Kanye West goes on to describe what he means by the last 150 years of slavery. He breaks it down into two different parts. Firstly, he says that black people in America have imprisoned their minds by creating social norms that are policed to the extreme. A recent NPR article titled What the Kanye West Controversy can Teach us about Black Votersagrees with this sentiment, citing that black people are more likely to say that they vote for democrats when asked by a black pollster than a white one. Kanye describes his alternative as “free thought,” saying that “you can’t tell me nothin’.” In this way Kanye West is trying to free his fellow man. Kanye has left Plato’s cave; he is a free thinker and a free man. Kanye West specifically says that black people need to forgive white people for slavery. This is a radical idea to say the least, but one that is closely tied to the Christian ideal of forgiveness for all loving both your neighbor and your enemy.

The second imprisonment that Kanye West sees is chains that restrain your belief in yourself.
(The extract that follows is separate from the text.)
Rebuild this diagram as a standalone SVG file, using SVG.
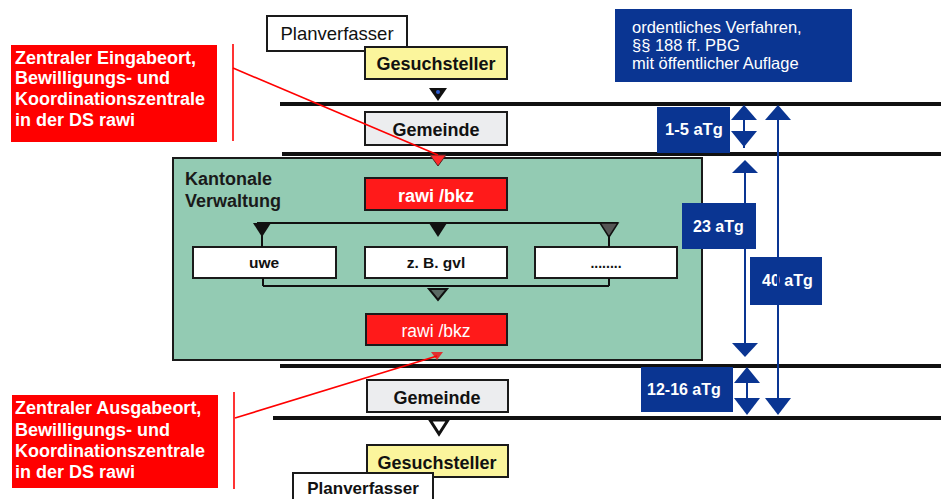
<svg xmlns="http://www.w3.org/2000/svg" width="941" height="499" viewBox="0 0 941 499">
<defs>
<style>
.t{font-family:"Liberation Sans",Arial,sans-serif}
.b{font-weight:bold}
.box{stroke:#1a1a1a;stroke-width:2}
.white{fill:#ffffff}
.yellow{fill:#fbf59c}
.gray{fill:#ecedef}
.red{fill:#ff1a1a}
.blue{fill:#0a3592}
.hl{stroke:#111;stroke-width:4}
.arr{stroke:#0a3592;stroke-width:2;fill:none}
.ah{fill:#0a3592}
.redline{stroke:#ff0000;stroke-width:1.6;fill:none}
.con{stroke:#111;stroke-width:2;fill:none}
</style>
</defs>
<rect width="941" height="499" fill="#ffffff"/>

<!-- horizontal phase lines -->
<g id="phase-lines">
<line class="hl" x1="280" y1="104" x2="941" y2="104"/>
<line class="hl" x1="282" y1="154" x2="941" y2="154"/>
<line class="hl" x1="280" y1="366" x2="941" y2="366"/>
<line class="hl" x1="273" y1="418" x2="941" y2="418"/>
</g>

<g id="kantonale-verwaltung">
<rect x="173" y="158" width="529" height="202" fill="#93cbb3" stroke="#1a1a1a" stroke-width="2"/>
<text class="t b" x="185" y="185" font-size="18" fill="#1a1a1a">Kantonale</text>
<text class="t b" x="185" y="207" font-size="18" fill="#1a1a1a">Verwaltung</text>
</g>

<g id="planverfasser-top">
<rect class="box white" x="267" y="16" width="140" height="35"/>
<text class="t" x="337" y="40" font-size="18.5" text-anchor="middle" fill="#111">Planverfasser</text>
</g>
<g id="gesuchsteller-top">
<rect class="box yellow" x="365" y="47" width="142" height="32"/>
<text class="t b" x="436" y="70" font-size="18" text-anchor="middle" fill="#111">Gesuchsteller</text>
</g>
<g id="gemeinde-top">
<rect class="box gray" x="365" y="112" width="142" height="33"/>
<text class="t b" x="436" y="136" font-size="18" text-anchor="middle" fill="#111">Gemeinde</text>
</g>
<g id="rawi-bkz-top">
<rect class="box red" x="365" y="178" width="142" height="32" stroke="#333"/>
<text class="t b" x="436" y="202" font-size="18" text-anchor="middle" fill="#ffffff">rawi /bkz</text>
</g>
<g id="uwe">
<rect class="box white" x="193" y="247" width="143" height="31"/>
<text class="t b" x="264" y="268" font-size="15.5" text-anchor="middle" fill="#111">uwe</text>
</g>
<g id="gvl">
<rect class="box white" x="365" y="247" width="142" height="31"/>
<text class="t b" x="436" y="268" font-size="15.5" text-anchor="middle" fill="#111">z. B. gvl</text>
</g>
<g id="andere">
<rect class="box white" x="535" y="247" width="142" height="31"/>
<text class="t b" x="606" y="268" font-size="14" text-anchor="middle" fill="#111">........</text>
</g>
<g id="rawi-bkz-bottom">
<rect class="box red" x="366" y="314" width="141" height="31" stroke="#333"/>
<text class="t" x="436" y="337" font-size="17.5" text-anchor="middle" fill="#ffffff">rawi /bkz</text>
</g>
<g id="gemeinde-bottom">
<rect class="box gray" x="367" y="380" width="141" height="32"/>
<text class="t b" x="437" y="404" font-size="18" text-anchor="middle" fill="#111">Gemeinde</text>
</g>
<g id="gesuchsteller-bottom">
<rect class="box yellow" x="367" y="445" width="141" height="32"/>
<text class="t b" x="437" y="469" font-size="18" text-anchor="middle" fill="#111">Gesuchsteller</text>
</g>
<g id="planverfasser-bottom">
<rect class="box white" x="293" y="473" width="140" height="35"/>
<text class="t b" x="363" y="494" font-size="17" text-anchor="middle" fill="#111">Planverfasser</text>
</g>

<g id="connectors">
<polygon points="429,88 447,88 438,101" fill="#111"/>
<circle cx="438" cy="92" r="2" fill="#2a5ad0"/>
<polygon points="430,155 446,155 438,166" fill="#ff2a2a" stroke="#552222" stroke-width="1"/>
<line class="con" x1="257" y1="223" x2="618" y2="223"/>
<polygon points="253,223 271,223 262,237" fill="#111"/>
<line class="con" x1="262" y1="235" x2="262" y2="247"/>
<polygon points="429,223 447,223 438,237" fill="#111"/>
<polygon points="600,223 618,223 609,237" fill="#555" stroke="#111" stroke-width="1.5"/>
<line class="con" x1="609" y1="235" x2="609" y2="247"/>
<line class="con" x1="263" y1="278" x2="263" y2="286"/>
<line class="con" x1="609" y1="278" x2="609" y2="286"/>
<line class="con" x1="263" y1="286" x2="609" y2="286"/>
<polygon points="429,289 447,289 438,300" fill="#5a6a64" stroke="#111" stroke-width="2"/>
<polygon points="431,352 443,352 437,360" fill="#e03030"/>
<polygon points="430,420 448,420 439,434" fill="#ffffff" stroke="#111" stroke-width="3"/>
<line class="redline" x1="233" y1="68" x2="438" y2="155"/>
<line class="redline" x1="233" y1="44" x2="233" y2="141"/>
<line class="redline" x1="235" y1="418" x2="437" y2="356"/>
<line class="redline" x1="234" y1="392" x2="234" y2="489" stroke="#cc0000"/>
</g>

<g id="label-eingabe">
<rect x="11" y="45" width="206" height="97" fill="#ff0000"/>
<text class="t b" font-size="18" fill="#ffffff"><tspan x="15" y="64">Zentraler Eingabeort,</tspan><tspan x="15" y="84">Bewilligungs- und</tspan><tspan x="15" y="105">Koordinationszentrale</tspan><tspan x="15" y="126">in der DS rawi</tspan></text>
</g>
<g id="label-ausgabe">
<rect x="12" y="395" width="206" height="93" fill="#ff0000"/>
<text class="t b" font-size="18" fill="#ffffff"><tspan x="15" y="414">Zentraler Ausgabeort,</tspan><tspan x="15" y="436">Bewilligungs- und</tspan><tspan x="15" y="457">Koordinationszentrale</tspan><tspan x="15" y="478">in der DS rawi</tspan></text>
</g>

<g id="verfahren">
<rect class="blue" x="615" y="9" width="237" height="73"/>
<text class="t" font-size="16.5" fill="#ffffff"><tspan x="632" y="33">ordentliches Verfahren,</tspan><tspan x="632" y="51">§§ 188 ff. PBG</tspan><tspan x="632" y="69">mit öffentlicher Auflage</tspan></text>
</g>

<g id="dauer-1-5">
<rect class="blue" x="657" y="107" width="73" height="46"/>
<text class="t b" x="665" y="135" font-size="16.5" fill="#ffffff">1-5 aTg</text>
</g>
<g id="dauer-23">
<rect class="blue" x="682" y="203" width="74" height="46"/>
<text class="t b" x="693" y="232" font-size="16" fill="#ffffff">23 aTg</text>
</g>
<g id="dauer-40">
<rect class="blue" x="750" y="257" width="72" height="48"/>
<text class="t b" x="762" y="286" font-size="16" fill="#ffffff">40 aTg</text>
</g>
<g id="dauer-12-16">
<rect class="blue" x="641" y="367" width="92" height="45"/>
<text class="t b" x="647" y="395" font-size="16" fill="#ffffff">12-16 aTg</text>
</g>

<g id="duration-arrows">
<line class="arr" x1="744" y1="110" x2="744" y2="148"/>
<polygon class="ah" points="744,105 731,120 757,120"/>
<polygon class="ah" points="744,147 731,131 757,131"/>
<line class="arr" x1="745" y1="165" x2="745" y2="352"/>
<polygon class="ah" points="745,160 732,173 758,173"/>
<polygon class="ah" points="745,357 732,343 758,343"/>
<line class="arr" x1="778" y1="110" x2="778" y2="412"/>
<polygon class="ah" points="778,105 765,120 791,120"/>
<polygon class="ah" points="778,415 765,398 791,398"/>
<line class="arr" x1="747" y1="372" x2="747" y2="410"/>
<polygon class="ah" points="747,367 734,383 760,383"/>
<polygon class="ah" points="747,415 734,398 760,398"/>
</g>
</svg>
He describes how his daughter was told at school by a white teacher that she was black, and he asks, “what does it mean to be black in America if a white teacher tells her that she’s black?” He goes on to ask people to not hold themselves back. In America today, if someone works hard for success, they will achieve it. The left-leaning Brookings Institute noted that only 2% of people that followed three simple rules live in poverty in the United States and most have joined the middle class: graduate high school, get a job, and wait until 21 to get married and have children. Kanye has been successful, now he wants others to stop holding themselves back because they believe they can’t make it in America. They are wrong. As the poem “Invictus”by William Ernest Henley declares, “I am the master of my fate.” Kanye is asking people to think for themselves; Kanye is asking that people free themselves, grab hold of their destiny, and make it into what they want it to be. I hope they do.